▶ **Prompt**: Would you write out the listing verbatim and skip every picture in it?

▶ **Data segment**:
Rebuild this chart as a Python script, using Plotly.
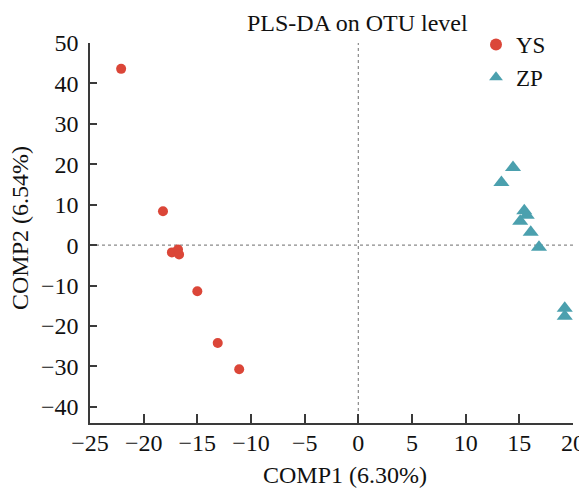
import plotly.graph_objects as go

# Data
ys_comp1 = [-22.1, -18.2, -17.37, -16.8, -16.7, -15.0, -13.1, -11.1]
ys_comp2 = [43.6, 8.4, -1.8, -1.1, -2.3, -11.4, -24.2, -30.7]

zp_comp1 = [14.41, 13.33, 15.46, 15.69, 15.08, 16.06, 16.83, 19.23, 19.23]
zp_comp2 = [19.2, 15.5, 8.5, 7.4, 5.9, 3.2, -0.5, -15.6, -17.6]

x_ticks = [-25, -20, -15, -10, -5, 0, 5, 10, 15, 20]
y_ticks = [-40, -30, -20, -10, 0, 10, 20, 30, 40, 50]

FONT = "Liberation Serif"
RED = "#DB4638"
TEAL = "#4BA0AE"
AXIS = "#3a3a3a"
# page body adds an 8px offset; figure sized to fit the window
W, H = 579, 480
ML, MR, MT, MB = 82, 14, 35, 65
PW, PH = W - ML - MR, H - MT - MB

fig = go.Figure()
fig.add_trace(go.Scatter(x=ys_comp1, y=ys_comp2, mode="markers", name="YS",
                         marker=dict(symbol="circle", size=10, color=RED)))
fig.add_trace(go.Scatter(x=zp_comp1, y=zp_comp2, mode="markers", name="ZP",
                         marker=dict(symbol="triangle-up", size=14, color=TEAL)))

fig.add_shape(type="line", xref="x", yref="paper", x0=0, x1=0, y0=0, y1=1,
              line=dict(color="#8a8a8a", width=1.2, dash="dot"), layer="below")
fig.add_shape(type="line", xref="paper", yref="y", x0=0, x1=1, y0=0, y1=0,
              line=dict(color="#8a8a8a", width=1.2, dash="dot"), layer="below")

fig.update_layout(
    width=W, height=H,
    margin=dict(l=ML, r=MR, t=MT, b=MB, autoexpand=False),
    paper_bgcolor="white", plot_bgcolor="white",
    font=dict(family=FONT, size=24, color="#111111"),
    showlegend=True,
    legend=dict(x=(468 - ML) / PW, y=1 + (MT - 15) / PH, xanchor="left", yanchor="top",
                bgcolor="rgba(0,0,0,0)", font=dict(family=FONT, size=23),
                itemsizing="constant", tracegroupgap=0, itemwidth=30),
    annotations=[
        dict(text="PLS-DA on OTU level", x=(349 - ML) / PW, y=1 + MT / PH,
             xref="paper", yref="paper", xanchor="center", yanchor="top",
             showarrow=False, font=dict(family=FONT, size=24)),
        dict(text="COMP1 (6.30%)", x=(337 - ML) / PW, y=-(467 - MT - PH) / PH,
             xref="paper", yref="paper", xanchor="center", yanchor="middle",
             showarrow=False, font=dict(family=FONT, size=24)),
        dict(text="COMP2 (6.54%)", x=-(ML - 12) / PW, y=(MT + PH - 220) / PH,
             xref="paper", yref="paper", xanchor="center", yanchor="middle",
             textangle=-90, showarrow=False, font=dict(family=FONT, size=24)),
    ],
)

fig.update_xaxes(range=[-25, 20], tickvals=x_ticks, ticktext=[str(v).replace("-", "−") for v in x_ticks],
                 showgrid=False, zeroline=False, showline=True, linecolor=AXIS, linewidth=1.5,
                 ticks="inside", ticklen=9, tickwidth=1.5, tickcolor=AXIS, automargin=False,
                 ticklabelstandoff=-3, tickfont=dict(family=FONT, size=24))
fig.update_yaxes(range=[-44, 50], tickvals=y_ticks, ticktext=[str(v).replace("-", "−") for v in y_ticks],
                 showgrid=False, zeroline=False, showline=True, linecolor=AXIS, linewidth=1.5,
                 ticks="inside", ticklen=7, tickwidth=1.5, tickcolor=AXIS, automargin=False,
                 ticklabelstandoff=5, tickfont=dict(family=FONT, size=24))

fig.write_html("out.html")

▶ **Solution for this problem**:
Rebuild this chart as a Python script, using Plotly.
import plotly.graph_objects as go

# Data
ys_comp1 = [-22.1, -18.2, -17.37, -16.8, -16.7, -15.0, -13.1, -11.1]
ys_comp2 = [43.6, 8.4, -1.8, -1.1, -2.3, -11.4, -24.2, -30.7]

zp_comp1 = [14.41, 13.33, 15.46, 15.69, 15.08, 16.06, 16.83, 19.23, 19.23]
zp_comp2 = [19.2, 15.5, 8.5, 7.4, 5.9, 3.2, -0.5, -15.6, -17.6]

x_ticks = [-25, -20, -15, -10, -5, 0, 5, 10, 15, 20]
y_ticks = [-40, -30, -20, -10, 0, 10, 20, 30, 40, 50]

FONT = "Liberation Serif"
RED = "#DB4638"
TEAL = "#4BA0AE"
AXIS = "#3a3a3a"
# page body adds an 8px offset; figure sized to fit the window
W, H = 579, 480
ML, MR, MT, MB = 82, 14, 35, 65
PW, PH = W - ML - MR, H - MT - MB

fig = go.Figure()
fig.add_trace(go.Scatter(x=ys_comp1, y=ys_comp2, mode="markers", name="YS",
                         marker=dict(symbol="circle", size=10, color=RED)))
fig.add_trace(go.Scatter(x=zp_comp1, y=zp_comp2, mode="markers", name="ZP",
                         marker=dict(symbol="triangle-up", size=14, color=TEAL)))

fig.add_shape(type="line", xref="x", yref="paper", x0=0, x1=0, y0=0, y1=1,
              line=dict(color="#8a8a8a", width=1.2, dash="dot"), layer="below")
fig.add_shape(type="line", xref="paper", yref="y", x0=0, x1=1, y0=0, y1=0,
              line=dict(color="#8a8a8a", width=1.2, dash="dot"), layer="below")

fig.update_layout(
    width=W, height=H,
    margin=dict(l=ML, r=MR, t=MT, b=MB, autoexpand=False),
    paper_bgcolor="white", plot_bgcolor="white",
    font=dict(family=FONT, size=24, color="#111111"),
    showlegend=True,
    legend=dict(x=(468 - ML) / PW, y=1 + (MT - 15) / PH, xanchor="left", yanchor="top",
                bgcolor="rgba(0,0,0,0)", font=dict(family=FONT, size=23),
                itemsizing="constant", tracegroupgap=0, itemwidth=30),
    annotations=[
        dict(text="PLS-DA on OTU level", x=(349 - ML) / PW, y=1 + MT / PH,
             xref="paper", yref="paper", xanchor="center", yanchor="top",
             showarrow=False, font=dict(family=FONT, size=24)),
        dict(text="COMP1 (6.30%)", x=(337 - ML) / PW, y=-(467 - MT - PH) / PH,
             xref="paper", yref="paper", xanchor="center", yanchor="middle",
             showarrow=False, font=dict(family=FONT, size=24)),
        dict(text="COMP2 (6.54%)", x=-(ML - 12) / PW, y=(MT + PH - 220) / PH,
             xref="paper", yref="paper", xanchor="center", yanchor="middle",
             textangle=-90, showarrow=False, font=dict(family=FONT, size=24)),
    ],
)

fig.update_xaxes(range=[-25, 20], tickvals=x_ticks, ticktext=[str(v).replace("-", "−") for v in x_ticks],
                 showgrid=False, zeroline=False, showline=True, linecolor=AXIS, linewidth=1.5,
                 ticks="inside", ticklen=9, tickwidth=1.5, tickcolor=AXIS, automargin=False,
                 ticklabelstandoff=-3, tickfont=dict(family=FONT, size=24))
fig.update_yaxes(range=[-44, 50], tickvals=y_ticks, ticktext=[str(v).replace("-", "−") for v in y_ticks],
                 showgrid=False, zeroline=False, showline=True, linecolor=AXIS, linewidth=1.5,
                 ticks="inside", ticklen=7, tickwidth=1.5, tickcolor=AXIS, automargin=False,
                 ticklabelstandoff=5, tickfont=dict(family=FONT, size=24))

fig.write_html("out.html")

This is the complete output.